Just my (extremely long winded) two cents. I'll elaborate on any points you would like me to.

Nels said...

I really don't know much about the details in the Middle East with no ties to the region, unlike Meredith or Karam (who I think is in seminar). I base a lot of what I believe on what I have learned about international politics this year and my moderatly liberal belief with conservative ties.

As for Israel and Palestine, emotionally I feel like the separation is morally bankrupt. However, having said that I can understand why that is such an appealing option when suicide bombers are thrown into the mix. I think that eventually there needs to be an autonomous Palestinian government. However, I believe that a creation of a state led by Hamas (a party that I know little about other than what the news feeds me) would be detremental to the U.S. and the rest of the world.
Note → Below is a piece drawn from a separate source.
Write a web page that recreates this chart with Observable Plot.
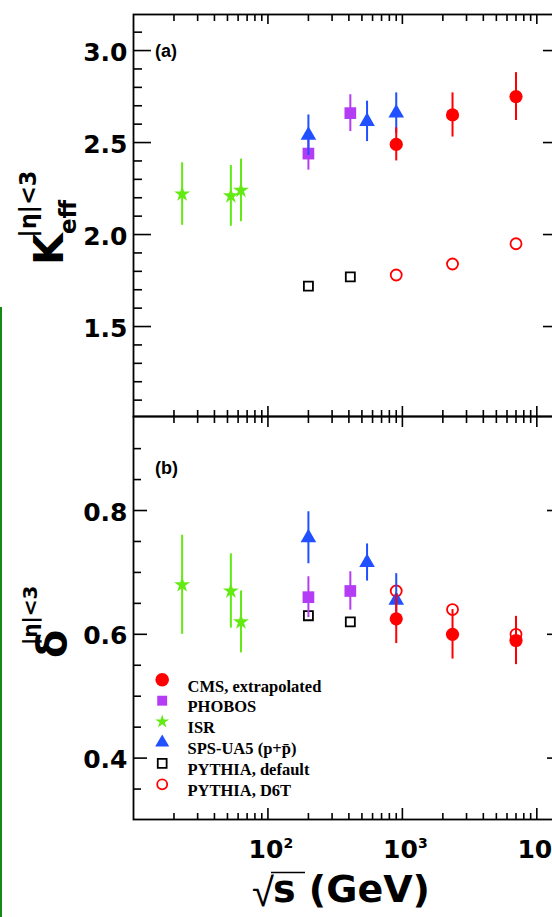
<!DOCTYPE html>
<html>
<head>
<meta charset="utf-8">
<script src="https://cdn.jsdelivr.net/npm/d3@7"></script>
<script src="https://cdn.jsdelivr.net/npm/@observablehq/plot@0.6"></script>
<style>
html, body { margin: 0; padding: 0; background: #fff; overflow: hidden; }
#wrap { position: relative; width: 552px; height: 917px; overflow: hidden; background: #fff; }
#wrap svg { position: absolute; left: 0; max-width: none !important; background: transparent !important; overflow: visible; }
#greenbar { position: absolute; left: 0; top: 307px; width: 2px; height: 610px; background: #138a13; }
</style>
</head>
<body>
<div id="wrap"><div id="greenbar"></div></div>
<script>
// ---------------- data ----------------
const seriesLabels = ["CMS, extrapolated", "PHOBOS", "ISR", "SPS-UA5 (p+p\u0304)", "PYTHIA, default", "PYTHIA, D6T"];

const cmsEnergy = [900, 2360, 7000];
const cmsK = [2.49, 2.65, 2.75];
const cmsKErr = [0.09, 0.12, 0.13];
const cmsDelta = [0.625, 0.60, 0.59];
const cmsDeltaErr = [0.04, 0.04, 0.039];

const phobosEnergy = [200, 410];
const phobosK = [2.44, 2.66];
const phobosKErr = [0.09, 0.10];
const phobosDelta = [0.66, 0.67];
const phobosDeltaErr = [0.033, 0.031];

const isrEnergy = [23, 53, 63];
const isrK = [2.22, 2.21, 2.24];
const isrKErr = [0.17, 0.165, 0.17];
const isrDelta = [0.68, 0.67, 0.62];
const isrDeltaErr = [0.08, 0.06, 0.05];

const ua5Energy = [200, 546, 900];
const ua5K = [2.54, 2.615, 2.66];
const ua5KErr = [0.11, 0.11, 0.11];
const ua5Delta = [0.756, 0.716, 0.655];
const ua5DeltaErr = [0.042, 0.03, 0.043];

const pythiaDefEnergy = [200, 410];
const pythiaDefK = [1.72, 1.77];
const pythiaDefDelta = [0.63, 0.62];

const pythiaD6TEnergy = [900, 2360, 7000];
const pythiaD6TK = [1.78, 1.84, 1.95];
const pythiaD6TDelta = [0.67, 0.64, 0.60];

const xMajorTicks = [100, 1000, 10000];
const xTickBase = ["10", "10", "10"];
const xTickExponents = ["2", "3", "4"];
const xMinorTicks = [20, 30, 40, 50, 60, 70, 80, 90, 200, 300, 400, 500, 600, 700, 800, 900, 2000, 3000, 4000, 5000, 6000, 7000, 8000, 9000];
const kMajorTicks = [1.5, 2.0, 2.5, 3.0];
const kMinorTicks = [1.1, 1.2, 1.3, 1.4, 1.6, 1.7, 1.8, 1.9, 2.1, 2.2, 2.3, 2.4, 2.6, 2.7, 2.8, 2.9, 3.1];
const deltaMajorTicks = [0.4, 0.6, 0.8];
const deltaMinorTicks = [0.35, 0.45, 0.5, 0.55, 0.65, 0.7, 0.75, 0.85, 0.9];
const panelLabels = ["(a)", "(b)"];

// ---------------- styles ----------------
const RED = "#ff0000", PURPLE = "#b43cf5", GREEN = "#62ea12", BLUE = "#2050ff";
const series = [
  {label: seriesLabels[4], E: pythiaDefEnergy, K: pythiaDefK, D: pythiaDefDelta, legend: 4,
   st: {symbol: "square", fill: "none", stroke: "#000", strokeWidth: 1.8, r: 5.1}, lr: 5.0},
  {label: seriesLabels[5], E: pythiaD6TEnergy, K: pythiaD6TK, D: pythiaD6TDelta, legend: 5,
   st: {symbol: "circle", fill: "none", stroke: RED, strokeWidth: 1.8, r: 5.5}, lr: 5.0},
  {label: seriesLabels[2], E: isrEnergy, K: isrK, KErr: isrKErr, D: isrDelta, DErr: isrDeltaErr, legend: 2, color: GREEN,
   st: {symbol: "star", fill: GREEN, stroke: "none", r: 5.0}, lr: 4.3},
  {label: seriesLabels[1], E: phobosEnergy, K: phobosK, KErr: phobosKErr, D: phobosDelta, DErr: phobosDeltaErr, legend: 1, color: PURPLE,
   st: {symbol: "square", fill: PURPLE, stroke: "none", r: 6.6}, lr: 5.6},
  {label: seriesLabels[3], E: ua5Energy, K: ua5K, KErr: ua5KErr, D: ua5Delta, DErr: ua5DeltaErr, legend: 3, color: BLUE,
   st: {symbol: "triangle", fill: BLUE, stroke: "none", r: 5.8}, lr: 5.2},
  {label: seriesLabels[0], E: cmsEnergy, K: cmsK, KErr: cmsKErr, D: cmsDelta, DErr: cmsDeltaErr, legend: 0, color: RED,
   st: {symbol: "circle", fill: RED, stroke: "none", r: 6.6}, lr: 6.8}
];

function seriesMarks(s, key, errKey) {
  const rows = s.E.map((e, i) => ({e, v: s[key][i], err: s[errKey] ? s[errKey][i] : null}));
  const m = [];
  if (s[errKey]) m.push(Plot.ruleX(rows, {x: "e", y1: d => d.v - d.err, y2: d => d.v + d.err, stroke: s.color, strokeWidth: 2}));
  m.push(Plot.dot(rows, {x: "e", y: "v", ...s.st}));
  return m;
}

const AX = {fontFamily: "DejaVu Sans", fontWeight: "bold", fontSize: 25};
const TW = 1.6;

function frameAxes(yMajor, yMinor, yMajLen, yMinLen, xTopMaj, xBotMaj) {
  return [
    Plot.axisY(yMajor, {anchor: "left", tickSize: 0, tickPadding: 6, dy: 2, tickFormat: d3.format(".1f"), label: null, ...AX}),
    Plot.axisY(yMajor, {anchor: "left", tickSize: -yMajLen, fill: "none", strokeWidth: TW, label: null}),
    Plot.axisY(yMinor, {anchor: "left", tickSize: -yMinLen, fill: "none", strokeWidth: TW, label: null}),
    Plot.axisY(yMajor, {anchor: "right", tickSize: -yMajLen, fill: "none", strokeWidth: TW, label: null}),
    Plot.axisY(yMinor, {anchor: "right", tickSize: -yMinLen, fill: "none", strokeWidth: TW, label: null}),
    Plot.axisX(xMajorTicks, {anchor: "top", tickSize: -xTopMaj, fill: "none", strokeWidth: TW, label: null}),
    Plot.axisX(xMinorTicks, {anchor: "top", tickSize: -6, fill: "none", strokeWidth: TW, label: null}),
    Plot.axisX(xMajorTicks, {anchor: "bottom", tickSize: -xBotMaj, fill: "none", strokeWidth: TW, label: null}),
    Plot.axisX(xMinorTicks, {anchor: "bottom", tickSize: -6, fill: "none", strokeWidth: TW, label: null}),
    Plot.frame({stroke: "#000", strokeWidth: 1.8})
  ];
}

const common = {
  width: 560, marginLeft: 133, marginRight: 0,
  x: {type: "log", domain: [10, 15000]},
  style: "background: transparent; max-width: none; overflow: visible; color: black;"
};

// ---------------- panel (a) ----------------
const plotA = Plot.plot({
  ...common,
  height: 417, marginTop: 14, marginBottom: 1,
  y: {domain: [1.011, 3.196]},
  marks: [
    ...frameAxes(kMajorTicks, kMinorTicks, 18, 9, 9, 10),
    ...series.flatMap(s => seriesMarks(s, "K", "KErr")),
    Plot.text([panelLabels[0]], {x: null, y: null, text: d => d, frameAnchor: "top-left", dx: 21.5, dy: 29.5,
      textAnchor: "start", fontFamily: "Liberation Sans", fontWeight: "bold", fontSize: 18})
  ]
});
plotA.style.top = "0px";

// ---------------- panel (b) ----------------
const legendSeries = series.slice().sort((a, b) => a.legend - b.legend);
const plotB = Plot.plot({
  ...common,
  height: 511, marginTop: 10, marginBottom: 98,
  y: {domain: [0.3008, 0.9519]},
  marks: [
    ...frameAxes(deltaMajorTicks, deltaMinorTicks, 14, 8, 10, 11),
    ...series.flatMap(s => seriesMarks(s, "D", "DErr")),
    Plot.text(xMajorTicks, {x: d => d, text: (d, i) => xTickBase[i], frameAnchor: "bottom", dx: -2, dy: 38, ...AX}),
    Plot.text(xMajorTicks, {x: d => d, text: (d, i) => xTickExponents[i], frameAnchor: "bottom", dx: 15.5, dy: 28.5,
      textAnchor: "start", fontFamily: "DejaVu Sans", fontWeight: "bold", fontSize: 14}),
    Plot.text([panelLabels[1]], {x: null, y: null, text: d => d, frameAnchor: "top-left", dx: 21.5, dy: 44.5,
      textAnchor: "start", fontFamily: "Liberation Sans", fontWeight: "bold", fontSize: 18}),
    ...legendSeries.flatMap((s, i) => [
      Plot.dot([s.label], {x: null, y: null, frameAnchor: "top-left", dx: 28.7, dy: 263.3 + i * 20.9, ...s.st, r: s.lr}),
      Plot.text([s.label], {x: null, y: null, text: d => d, frameAnchor: "top-left", dx: 54, dy: 263.3 + i * 20.9,
        textAnchor: "start", fontFamily: "Liberation Serif", fontWeight: "bold", fontSize: 16.5})
    ])
  ]
});
plotB.style.top = "406px";

const wrap = document.getElementById("wrap");
wrap.appendChild(plotA);
wrap.appendChild(plotB);

// ---------------- axis titles ----------------
const ov = d3.select(wrap).append("svg")
  .attr("width", 552).attr("height", 917)
  .style("top", "0px").style("pointer-events", "none");

function vtext(x, y, size, str) {
  ov.append("text")
    .attr("transform", `translate(${x},${y}) rotate(-90)`)
    .attr("font-family", "DejaVu Sans").attr("font-weight", "bold")
    .attr("font-size", size).attr("fill", "#000").text(str);
}
vtext(63, 265, 41, "K");
vtext(76, 234, 23, "eff");
vtext(36, 237.5, 22.5, "|\u03b7|<3");
vtext(66, 658, 41, "\u03b4");
vtext(37, 645, 20, "|\u03b7|<3");

ov.append("text").attr("x", 252).attr("y", 906)
  .attr("font-family", "Liberation Sans").attr("font-size", 40).attr("fill", "#000").text("\u221a");
ov.append("text").attr("x", 273).attr("y", 902)
  .attr("font-family", "DejaVu Sans").attr("font-weight", "bold").attr("font-size", 38).attr("fill", "#000").text("s (GeV)");
ov.append("line").attr("x1", 271).attr("x2", 305).attr("y1", 872.5).attr("y2", 872.5)
  .attr("stroke", "#000").attr("stroke-width", 1.6);
</script>
</body>
</html>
The one of the reasons for U.S. intervention in the Middle East is to help alleviate this extremism and allowing a extremist state to be formed would be detremental to our cause. Right now, I believe that it is not within our interests to allow Palestine to become a nation.
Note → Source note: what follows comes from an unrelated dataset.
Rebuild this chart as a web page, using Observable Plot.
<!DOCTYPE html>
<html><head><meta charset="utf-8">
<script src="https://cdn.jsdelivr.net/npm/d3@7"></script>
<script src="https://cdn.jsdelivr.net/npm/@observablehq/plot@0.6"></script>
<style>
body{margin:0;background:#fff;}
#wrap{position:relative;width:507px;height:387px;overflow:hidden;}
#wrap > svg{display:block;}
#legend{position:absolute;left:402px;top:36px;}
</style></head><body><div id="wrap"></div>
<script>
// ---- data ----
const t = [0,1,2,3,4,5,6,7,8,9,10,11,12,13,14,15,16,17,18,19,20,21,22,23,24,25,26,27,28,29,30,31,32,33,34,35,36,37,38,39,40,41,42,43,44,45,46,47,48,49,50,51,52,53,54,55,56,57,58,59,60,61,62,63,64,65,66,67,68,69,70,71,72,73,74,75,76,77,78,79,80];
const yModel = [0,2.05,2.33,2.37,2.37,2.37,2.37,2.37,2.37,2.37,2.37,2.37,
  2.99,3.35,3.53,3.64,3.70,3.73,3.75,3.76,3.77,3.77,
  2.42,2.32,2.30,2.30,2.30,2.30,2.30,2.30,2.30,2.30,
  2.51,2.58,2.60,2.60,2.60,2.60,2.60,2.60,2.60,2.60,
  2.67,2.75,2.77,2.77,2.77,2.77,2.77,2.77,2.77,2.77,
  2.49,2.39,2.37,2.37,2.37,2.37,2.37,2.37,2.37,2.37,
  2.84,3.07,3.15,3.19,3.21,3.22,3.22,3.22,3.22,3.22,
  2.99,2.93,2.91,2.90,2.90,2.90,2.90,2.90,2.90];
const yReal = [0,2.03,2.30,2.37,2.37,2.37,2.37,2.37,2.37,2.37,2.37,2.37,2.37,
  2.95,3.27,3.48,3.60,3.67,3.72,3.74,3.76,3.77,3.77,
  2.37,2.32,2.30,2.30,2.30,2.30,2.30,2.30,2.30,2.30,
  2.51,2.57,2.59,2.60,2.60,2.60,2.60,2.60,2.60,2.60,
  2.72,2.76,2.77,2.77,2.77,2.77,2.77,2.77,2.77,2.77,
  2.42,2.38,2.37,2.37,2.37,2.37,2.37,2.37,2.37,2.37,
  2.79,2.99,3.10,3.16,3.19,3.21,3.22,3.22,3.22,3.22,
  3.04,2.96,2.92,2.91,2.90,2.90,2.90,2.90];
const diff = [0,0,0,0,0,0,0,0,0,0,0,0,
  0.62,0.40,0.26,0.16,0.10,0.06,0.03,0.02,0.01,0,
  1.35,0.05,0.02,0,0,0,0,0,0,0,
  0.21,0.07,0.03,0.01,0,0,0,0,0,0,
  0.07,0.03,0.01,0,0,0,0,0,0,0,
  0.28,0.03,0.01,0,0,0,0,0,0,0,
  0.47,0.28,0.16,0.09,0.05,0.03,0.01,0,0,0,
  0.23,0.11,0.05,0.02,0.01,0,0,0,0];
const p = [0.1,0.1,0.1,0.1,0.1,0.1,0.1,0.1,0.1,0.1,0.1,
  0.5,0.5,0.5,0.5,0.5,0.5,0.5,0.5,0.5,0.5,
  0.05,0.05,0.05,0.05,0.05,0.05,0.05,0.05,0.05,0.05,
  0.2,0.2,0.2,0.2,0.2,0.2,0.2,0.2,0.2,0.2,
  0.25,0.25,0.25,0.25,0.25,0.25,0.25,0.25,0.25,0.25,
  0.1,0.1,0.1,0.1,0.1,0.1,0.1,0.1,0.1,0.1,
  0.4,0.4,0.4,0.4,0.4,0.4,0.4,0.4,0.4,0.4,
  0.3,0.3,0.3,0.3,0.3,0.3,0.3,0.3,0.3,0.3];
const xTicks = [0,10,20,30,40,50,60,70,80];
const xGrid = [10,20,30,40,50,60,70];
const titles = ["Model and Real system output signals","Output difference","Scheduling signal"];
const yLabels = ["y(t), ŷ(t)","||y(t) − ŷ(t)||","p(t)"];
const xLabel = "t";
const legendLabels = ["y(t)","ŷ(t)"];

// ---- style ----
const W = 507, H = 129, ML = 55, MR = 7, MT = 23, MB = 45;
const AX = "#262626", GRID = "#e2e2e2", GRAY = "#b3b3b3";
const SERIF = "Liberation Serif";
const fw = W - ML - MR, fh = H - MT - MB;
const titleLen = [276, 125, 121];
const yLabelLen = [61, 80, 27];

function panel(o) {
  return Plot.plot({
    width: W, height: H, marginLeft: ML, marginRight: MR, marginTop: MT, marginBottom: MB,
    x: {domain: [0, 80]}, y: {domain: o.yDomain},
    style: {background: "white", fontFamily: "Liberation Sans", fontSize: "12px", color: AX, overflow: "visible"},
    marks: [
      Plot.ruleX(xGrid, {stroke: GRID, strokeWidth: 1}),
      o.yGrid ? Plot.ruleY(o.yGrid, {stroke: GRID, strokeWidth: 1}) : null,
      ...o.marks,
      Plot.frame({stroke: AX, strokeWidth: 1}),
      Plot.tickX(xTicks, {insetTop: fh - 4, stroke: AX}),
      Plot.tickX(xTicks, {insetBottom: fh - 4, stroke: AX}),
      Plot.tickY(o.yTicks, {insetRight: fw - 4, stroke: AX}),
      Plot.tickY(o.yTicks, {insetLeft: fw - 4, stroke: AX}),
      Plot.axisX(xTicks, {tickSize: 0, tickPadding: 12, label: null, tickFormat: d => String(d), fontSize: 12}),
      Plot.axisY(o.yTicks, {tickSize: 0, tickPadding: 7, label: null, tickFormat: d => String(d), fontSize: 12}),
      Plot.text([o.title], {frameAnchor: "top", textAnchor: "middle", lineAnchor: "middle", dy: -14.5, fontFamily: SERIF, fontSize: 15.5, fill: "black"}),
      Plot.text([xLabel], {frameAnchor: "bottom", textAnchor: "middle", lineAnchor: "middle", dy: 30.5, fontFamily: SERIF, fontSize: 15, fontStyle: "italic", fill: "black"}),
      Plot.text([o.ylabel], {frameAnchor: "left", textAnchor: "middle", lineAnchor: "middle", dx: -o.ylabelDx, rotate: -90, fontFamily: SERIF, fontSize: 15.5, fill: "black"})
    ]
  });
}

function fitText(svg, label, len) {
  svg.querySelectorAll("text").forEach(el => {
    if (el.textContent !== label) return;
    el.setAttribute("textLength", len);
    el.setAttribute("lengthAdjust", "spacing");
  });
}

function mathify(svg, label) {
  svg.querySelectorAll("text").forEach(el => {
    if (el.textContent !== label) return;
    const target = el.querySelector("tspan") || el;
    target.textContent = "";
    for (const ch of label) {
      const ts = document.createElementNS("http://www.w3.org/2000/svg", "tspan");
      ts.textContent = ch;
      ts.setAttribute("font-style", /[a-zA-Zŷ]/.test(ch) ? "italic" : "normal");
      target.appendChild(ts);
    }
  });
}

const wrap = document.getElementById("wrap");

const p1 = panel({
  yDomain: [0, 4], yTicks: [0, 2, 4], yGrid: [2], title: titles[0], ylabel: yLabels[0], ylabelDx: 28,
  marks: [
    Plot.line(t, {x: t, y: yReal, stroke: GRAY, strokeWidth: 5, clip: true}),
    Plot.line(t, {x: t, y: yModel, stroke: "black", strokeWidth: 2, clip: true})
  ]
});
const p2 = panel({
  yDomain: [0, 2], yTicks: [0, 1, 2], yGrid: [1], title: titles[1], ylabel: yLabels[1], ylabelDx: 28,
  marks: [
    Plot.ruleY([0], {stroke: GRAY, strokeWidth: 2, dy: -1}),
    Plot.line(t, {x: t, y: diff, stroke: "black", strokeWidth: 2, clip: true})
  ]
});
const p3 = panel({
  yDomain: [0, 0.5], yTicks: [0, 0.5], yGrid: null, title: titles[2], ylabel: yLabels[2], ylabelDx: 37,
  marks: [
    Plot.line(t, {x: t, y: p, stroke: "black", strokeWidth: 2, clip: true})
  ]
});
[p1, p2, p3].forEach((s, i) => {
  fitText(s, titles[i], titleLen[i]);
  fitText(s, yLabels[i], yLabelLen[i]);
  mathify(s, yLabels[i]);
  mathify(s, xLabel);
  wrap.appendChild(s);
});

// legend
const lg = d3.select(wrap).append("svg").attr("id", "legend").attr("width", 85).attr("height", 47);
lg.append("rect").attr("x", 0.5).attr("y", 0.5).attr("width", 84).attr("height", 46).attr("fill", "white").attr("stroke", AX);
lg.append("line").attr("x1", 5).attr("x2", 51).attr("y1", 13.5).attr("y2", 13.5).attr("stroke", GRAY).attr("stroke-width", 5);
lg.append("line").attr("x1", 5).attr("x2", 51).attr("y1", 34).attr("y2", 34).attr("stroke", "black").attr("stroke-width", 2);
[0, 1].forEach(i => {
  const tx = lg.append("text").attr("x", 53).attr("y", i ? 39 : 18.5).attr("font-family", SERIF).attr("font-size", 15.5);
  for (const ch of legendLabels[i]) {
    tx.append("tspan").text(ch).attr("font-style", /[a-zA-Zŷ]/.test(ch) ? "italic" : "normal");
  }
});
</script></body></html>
With Iraq, it would be extremely detremental to the United States if it were to exit without finishing. It would be a Vietnam repeat and it would be detrimental to our prestige, giving the world two examples of when America ended a war because it was unpopular on the homefront. Again, I don't think splitting up Iraq based on religious ties would be a wise decision, as it would separate the Shiites and Kurds and make the more vunerable to the Sunnis. It is not difficult to visualize another Pakistan-India situation. Also, as Meredith pointed out, I believe that this separation would allow more sectarian violence.

I believe that once this radicalism (language) that we associate with the Middle East is dealt with, America and the world will have done its job. Personally, I don't believe that the Middle East will be an important sphere in the future, as the world will turn to energy resources other than oil, I don't think we need to worry to much about placing the region under our influence.

Nels said...

How did I write as much as Meredith when I obviously know less about the issue at hand???

Big D said...

Here's my two cents on this issue.

The problem in my opinion is that ultimately all of these conflicts begin with a conflict between who owns the land. Seperate tribes of people claiming land that others also claim. (ToK issue: Who actually owns land? What does it mean to own something? If I claim something do I own it?)

The solution: A regional federal government. Now it's not a flawless comparation but the EU has effectively stopped land conflicts between participant nations because regardless of who owns the land, everyone benefits from the joint ownership of all land. Also it promotes regional unity which the ME could definately use.